■ Description of the task
The lines from the top of the material through the line with "import seaborn as sns" are to be set down exactly. Leave the pictures out.

■ Available data
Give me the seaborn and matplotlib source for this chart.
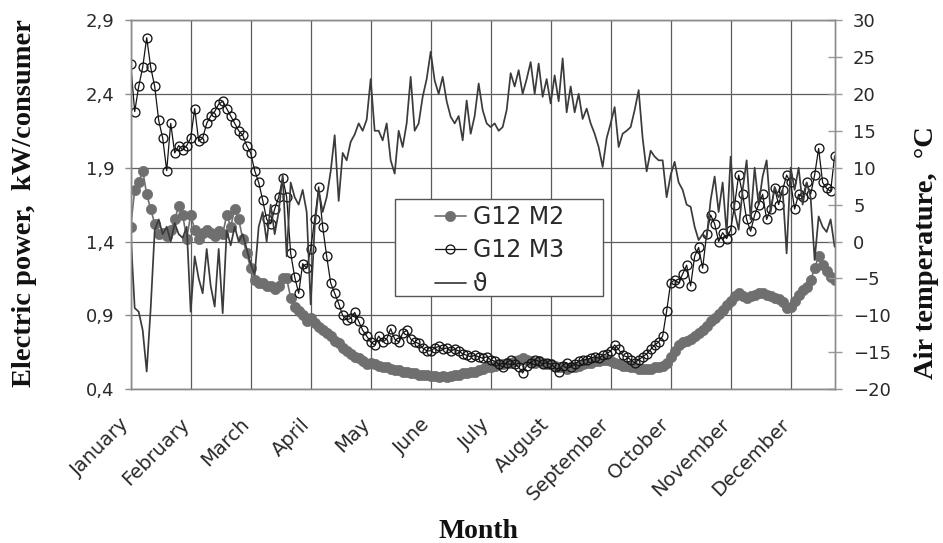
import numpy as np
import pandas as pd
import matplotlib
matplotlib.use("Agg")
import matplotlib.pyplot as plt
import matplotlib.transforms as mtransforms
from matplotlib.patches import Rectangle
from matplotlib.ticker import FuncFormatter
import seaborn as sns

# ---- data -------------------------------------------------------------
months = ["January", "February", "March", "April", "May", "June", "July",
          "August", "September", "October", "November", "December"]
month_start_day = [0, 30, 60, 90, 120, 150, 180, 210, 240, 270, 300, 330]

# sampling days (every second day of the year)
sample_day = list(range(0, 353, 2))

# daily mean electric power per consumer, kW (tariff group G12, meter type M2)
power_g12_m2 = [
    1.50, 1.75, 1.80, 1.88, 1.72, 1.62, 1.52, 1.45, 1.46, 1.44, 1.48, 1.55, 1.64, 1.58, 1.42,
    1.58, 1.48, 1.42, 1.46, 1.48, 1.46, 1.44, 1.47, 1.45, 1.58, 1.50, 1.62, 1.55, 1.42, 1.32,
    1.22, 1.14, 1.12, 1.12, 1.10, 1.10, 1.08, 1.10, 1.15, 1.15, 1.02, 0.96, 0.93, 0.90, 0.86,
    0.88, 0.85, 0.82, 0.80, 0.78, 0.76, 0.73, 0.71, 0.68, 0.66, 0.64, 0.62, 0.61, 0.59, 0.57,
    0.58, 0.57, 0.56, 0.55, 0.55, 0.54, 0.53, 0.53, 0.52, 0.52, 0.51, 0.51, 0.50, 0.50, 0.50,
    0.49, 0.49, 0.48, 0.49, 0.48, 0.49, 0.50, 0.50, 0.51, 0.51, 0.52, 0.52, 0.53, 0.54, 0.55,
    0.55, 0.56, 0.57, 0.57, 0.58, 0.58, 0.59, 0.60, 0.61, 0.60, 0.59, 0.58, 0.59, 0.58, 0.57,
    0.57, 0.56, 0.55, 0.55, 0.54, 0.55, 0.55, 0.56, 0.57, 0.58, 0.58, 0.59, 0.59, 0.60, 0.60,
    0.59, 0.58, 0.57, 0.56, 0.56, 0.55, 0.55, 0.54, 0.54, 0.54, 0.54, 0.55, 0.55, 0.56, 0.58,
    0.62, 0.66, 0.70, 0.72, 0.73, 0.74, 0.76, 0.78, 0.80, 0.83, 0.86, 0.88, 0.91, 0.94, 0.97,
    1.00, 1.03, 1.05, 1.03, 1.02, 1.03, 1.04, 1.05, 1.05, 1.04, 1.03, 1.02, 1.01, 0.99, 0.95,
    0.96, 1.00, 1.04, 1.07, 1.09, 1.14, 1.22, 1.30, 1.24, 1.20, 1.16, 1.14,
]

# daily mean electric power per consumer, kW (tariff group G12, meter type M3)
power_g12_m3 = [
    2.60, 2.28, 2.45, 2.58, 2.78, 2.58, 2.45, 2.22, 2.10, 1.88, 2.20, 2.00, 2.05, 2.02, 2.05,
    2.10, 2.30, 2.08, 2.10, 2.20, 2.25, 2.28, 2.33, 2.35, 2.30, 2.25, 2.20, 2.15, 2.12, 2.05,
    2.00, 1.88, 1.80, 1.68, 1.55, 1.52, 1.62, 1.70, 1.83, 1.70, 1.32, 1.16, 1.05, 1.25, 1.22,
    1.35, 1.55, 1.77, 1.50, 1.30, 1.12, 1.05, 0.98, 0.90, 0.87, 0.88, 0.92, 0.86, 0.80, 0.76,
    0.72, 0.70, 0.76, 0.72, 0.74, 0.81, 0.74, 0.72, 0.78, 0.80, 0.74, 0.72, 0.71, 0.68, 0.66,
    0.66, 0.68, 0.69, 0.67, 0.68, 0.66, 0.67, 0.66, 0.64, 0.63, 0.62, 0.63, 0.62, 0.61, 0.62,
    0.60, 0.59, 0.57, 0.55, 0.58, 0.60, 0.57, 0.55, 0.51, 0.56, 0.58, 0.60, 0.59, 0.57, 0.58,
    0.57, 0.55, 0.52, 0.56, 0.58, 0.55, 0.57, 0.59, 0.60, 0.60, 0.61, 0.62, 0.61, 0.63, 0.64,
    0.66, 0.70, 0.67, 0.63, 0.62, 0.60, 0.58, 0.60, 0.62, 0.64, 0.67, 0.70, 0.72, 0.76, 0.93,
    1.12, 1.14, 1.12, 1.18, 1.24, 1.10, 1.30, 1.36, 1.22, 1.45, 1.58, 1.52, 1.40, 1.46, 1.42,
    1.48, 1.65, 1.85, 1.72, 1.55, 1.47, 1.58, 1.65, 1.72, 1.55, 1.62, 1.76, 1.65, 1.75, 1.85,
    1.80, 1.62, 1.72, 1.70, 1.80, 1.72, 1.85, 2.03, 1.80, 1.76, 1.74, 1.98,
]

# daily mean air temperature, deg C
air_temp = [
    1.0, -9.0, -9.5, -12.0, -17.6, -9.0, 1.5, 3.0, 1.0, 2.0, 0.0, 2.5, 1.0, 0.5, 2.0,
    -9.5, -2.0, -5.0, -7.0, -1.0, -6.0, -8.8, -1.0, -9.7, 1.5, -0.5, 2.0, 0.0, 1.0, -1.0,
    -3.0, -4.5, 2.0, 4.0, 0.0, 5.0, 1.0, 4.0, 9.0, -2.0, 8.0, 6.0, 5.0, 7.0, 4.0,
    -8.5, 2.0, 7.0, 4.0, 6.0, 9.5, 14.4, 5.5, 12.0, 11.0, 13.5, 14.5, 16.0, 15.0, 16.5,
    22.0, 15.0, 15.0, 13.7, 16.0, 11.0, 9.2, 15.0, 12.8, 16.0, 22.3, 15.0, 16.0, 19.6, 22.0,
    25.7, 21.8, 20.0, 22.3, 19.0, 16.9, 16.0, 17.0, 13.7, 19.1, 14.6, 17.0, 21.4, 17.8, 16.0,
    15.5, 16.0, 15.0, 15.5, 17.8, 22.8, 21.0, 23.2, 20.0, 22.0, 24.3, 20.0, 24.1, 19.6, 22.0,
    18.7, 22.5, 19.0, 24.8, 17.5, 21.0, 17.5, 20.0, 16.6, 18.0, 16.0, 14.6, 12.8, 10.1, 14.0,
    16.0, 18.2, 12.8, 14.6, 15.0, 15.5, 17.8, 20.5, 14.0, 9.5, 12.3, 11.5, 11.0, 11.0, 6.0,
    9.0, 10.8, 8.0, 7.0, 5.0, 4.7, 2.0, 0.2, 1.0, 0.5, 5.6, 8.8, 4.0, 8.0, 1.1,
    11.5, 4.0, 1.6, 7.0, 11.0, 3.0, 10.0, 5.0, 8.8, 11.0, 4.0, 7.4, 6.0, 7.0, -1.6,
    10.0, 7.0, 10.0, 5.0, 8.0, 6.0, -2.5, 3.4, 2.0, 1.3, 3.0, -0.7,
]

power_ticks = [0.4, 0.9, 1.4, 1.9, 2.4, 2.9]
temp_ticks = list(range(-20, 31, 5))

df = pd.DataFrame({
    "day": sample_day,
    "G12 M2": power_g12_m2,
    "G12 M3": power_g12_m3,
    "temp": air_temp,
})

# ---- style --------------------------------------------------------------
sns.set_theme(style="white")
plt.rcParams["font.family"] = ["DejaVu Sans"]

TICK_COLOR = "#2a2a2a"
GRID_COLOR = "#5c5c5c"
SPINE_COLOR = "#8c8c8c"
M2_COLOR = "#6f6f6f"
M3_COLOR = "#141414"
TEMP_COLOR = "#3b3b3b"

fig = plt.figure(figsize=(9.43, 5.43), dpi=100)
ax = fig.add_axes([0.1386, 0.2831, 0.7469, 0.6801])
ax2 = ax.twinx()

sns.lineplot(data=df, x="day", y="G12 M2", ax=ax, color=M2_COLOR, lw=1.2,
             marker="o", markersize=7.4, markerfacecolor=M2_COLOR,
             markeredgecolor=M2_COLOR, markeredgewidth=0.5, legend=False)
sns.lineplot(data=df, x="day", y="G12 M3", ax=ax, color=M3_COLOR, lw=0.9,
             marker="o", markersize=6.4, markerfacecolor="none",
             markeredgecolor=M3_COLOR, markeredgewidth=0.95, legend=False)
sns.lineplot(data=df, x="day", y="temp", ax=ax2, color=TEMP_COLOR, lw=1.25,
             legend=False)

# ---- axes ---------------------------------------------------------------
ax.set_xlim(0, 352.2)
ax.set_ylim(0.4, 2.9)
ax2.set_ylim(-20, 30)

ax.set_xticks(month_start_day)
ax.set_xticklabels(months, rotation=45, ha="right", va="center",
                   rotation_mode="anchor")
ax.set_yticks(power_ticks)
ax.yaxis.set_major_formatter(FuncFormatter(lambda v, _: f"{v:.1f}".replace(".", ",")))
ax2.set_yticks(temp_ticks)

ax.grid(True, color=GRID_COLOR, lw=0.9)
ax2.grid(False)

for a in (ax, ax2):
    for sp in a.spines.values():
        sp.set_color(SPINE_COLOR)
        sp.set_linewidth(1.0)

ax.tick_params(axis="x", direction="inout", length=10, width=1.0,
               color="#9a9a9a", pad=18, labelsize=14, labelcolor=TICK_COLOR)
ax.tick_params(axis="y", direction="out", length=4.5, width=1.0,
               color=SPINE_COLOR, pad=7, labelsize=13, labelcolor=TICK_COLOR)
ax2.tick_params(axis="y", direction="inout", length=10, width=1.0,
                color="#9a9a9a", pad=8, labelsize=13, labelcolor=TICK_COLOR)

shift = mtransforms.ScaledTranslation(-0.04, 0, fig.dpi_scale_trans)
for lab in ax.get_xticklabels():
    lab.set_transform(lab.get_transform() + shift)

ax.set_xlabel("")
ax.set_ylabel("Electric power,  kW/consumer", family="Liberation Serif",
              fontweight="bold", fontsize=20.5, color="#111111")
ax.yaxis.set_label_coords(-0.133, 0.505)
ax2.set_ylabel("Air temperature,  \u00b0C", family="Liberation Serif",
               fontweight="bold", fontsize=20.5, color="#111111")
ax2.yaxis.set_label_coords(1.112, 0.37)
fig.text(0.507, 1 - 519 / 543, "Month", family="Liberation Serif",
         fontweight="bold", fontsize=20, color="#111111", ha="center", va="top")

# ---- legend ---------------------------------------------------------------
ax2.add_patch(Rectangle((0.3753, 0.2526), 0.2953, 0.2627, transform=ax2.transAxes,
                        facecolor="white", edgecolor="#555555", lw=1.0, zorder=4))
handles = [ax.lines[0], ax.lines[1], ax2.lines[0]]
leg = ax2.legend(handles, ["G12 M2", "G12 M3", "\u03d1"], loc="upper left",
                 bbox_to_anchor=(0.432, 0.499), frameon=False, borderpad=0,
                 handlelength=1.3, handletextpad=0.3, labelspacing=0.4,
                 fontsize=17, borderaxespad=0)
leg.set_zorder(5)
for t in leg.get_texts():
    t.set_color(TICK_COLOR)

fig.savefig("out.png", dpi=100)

■ Solved exercise
Give me the seaborn and matplotlib source for this chart.
import numpy as np
import pandas as pd
import matplotlib
matplotlib.use("Agg")
import matplotlib.pyplot as plt
import matplotlib.transforms as mtransforms
from matplotlib.patches import Rectangle
from matplotlib.ticker import FuncFormatter
import seaborn as sns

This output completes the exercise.